Porque para si é mais gratificante exercer poder sobre a mulher, definir os
sentimentos dela («se tu gostasses mesmo de mim…»), forçá-la a fazer uma
escolha diferente daquela que gostaria, potenciar sentimentos de culpa e
colocar-se numa posição de superioridade, capaz de identificar os
comportamentos certos e errados de uma boa relação.
…
«Como é que tu achas que os
nossos filhos vão olhar para ti? Vão acusar-te de egoísmo e malvadez. Não se
desiste assim de uma família. Não se tira a estabilidade emocional a duas
crianças nem se termina um amor de vinte anos só por causa de meia dúzia de
discussões. Pergunta a quem quiseres. Até os teus pais vão ficar em choque.
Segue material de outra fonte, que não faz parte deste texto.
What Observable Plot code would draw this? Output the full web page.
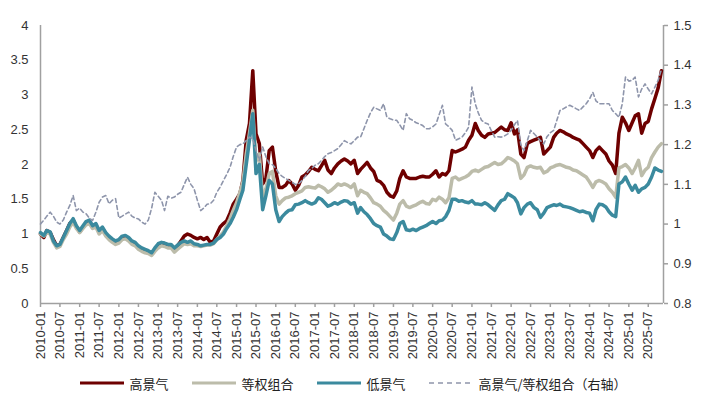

Eles sabem que eu te adoro.».
Nuno sabia aquilo que estava a
dizer. Sabia que ao definir a
personalidade da mulher e ameaça-la com
os juízos de valor dos filhos estava a tocar no seu maior medo. Ainda que a
mulher e os filhos tenham sido vítimas continuadas das suas explosões, das suas
críticas e da sua chantagem emocional, Nuno deu o seu melhor para manter uma
imagem de pai de família imaculado. Sabia que toda a gente à sua volta o via
como uma pessoa simpática, generosa e altruísta. É assim que muitos abusadores
se comportam fora de casa.
…
Quando Luís entrou na sala de
cinema com a mulher, sabia que viriam dias difíceis. Tinha acabado de ser
simpático com a funcionária que lhe vendeu as pipocas, sorrindo perante uma
brincadeira. Ana, a mulher, não gostou e, à entrada para o cinema disse apenas
«És ridículo». Seguiram-se dois dias de “tratamento
do silêncio”. Luís estava habituado a esta forma de violência embora não
tivesse consciência de que era disso que se tratava. Sabia que se contrariasse
as expectativas da mulher poderia estar horas, dias ou semanas sem receber
qualquer gesto de carinho. Sofria com isso mas estava longe de perceber que os
comportamentos abusivos estavam a destruir a sua autoestima.
…
«Não vales nada.». É curioso como
a frase, repetida até à exaustão, deixou de escandalizar Diana. Era ela que trabalhava
fora de casa, era ela que brilhava no mundo corporativo e era ela que
sustentava a família. Fernando estava desempregado há muito tempo e Diana
habituou-se a atribuir as humilhações
à diminuição da autoestima do marido. Durante muito tempo não percebeu que
aquela era só mais uma forma de controlo, mais uma forma de o marido se superiorizar
e, em função disso, mantê-la sob as suas ordens.
…
A violência emocional pode
assumir muitas formas. Pode ser feita em voz baixa, quase doce, confundindo a
vítima. Pode incluir gritos, insultos e explosões. Mas também pedidos de
desculpas que parecem uma nova lua-de-mel. Muitas vezes é praticada por alguém que
publicamente tem uma imagem imaculada e que, em privado, vai aprimorando
técnicas para exercer o seu poder sobre a pessoa que alegadamente ama. Normalmente
não há um plano maquiavélico. Aquilo que existe é uma espécie de filme,
imaginado por si, e uma vítima que, na sua cabeça, deveria comportar-se sempre
de acordo com as suas expectativas. É como se houvesse um guião e a pessoa amada
fosse uma personagem. Quando a personagem ganha vida e revela vontades,
sentimentos ou interesses próprios, surgem comportamentos abusivos.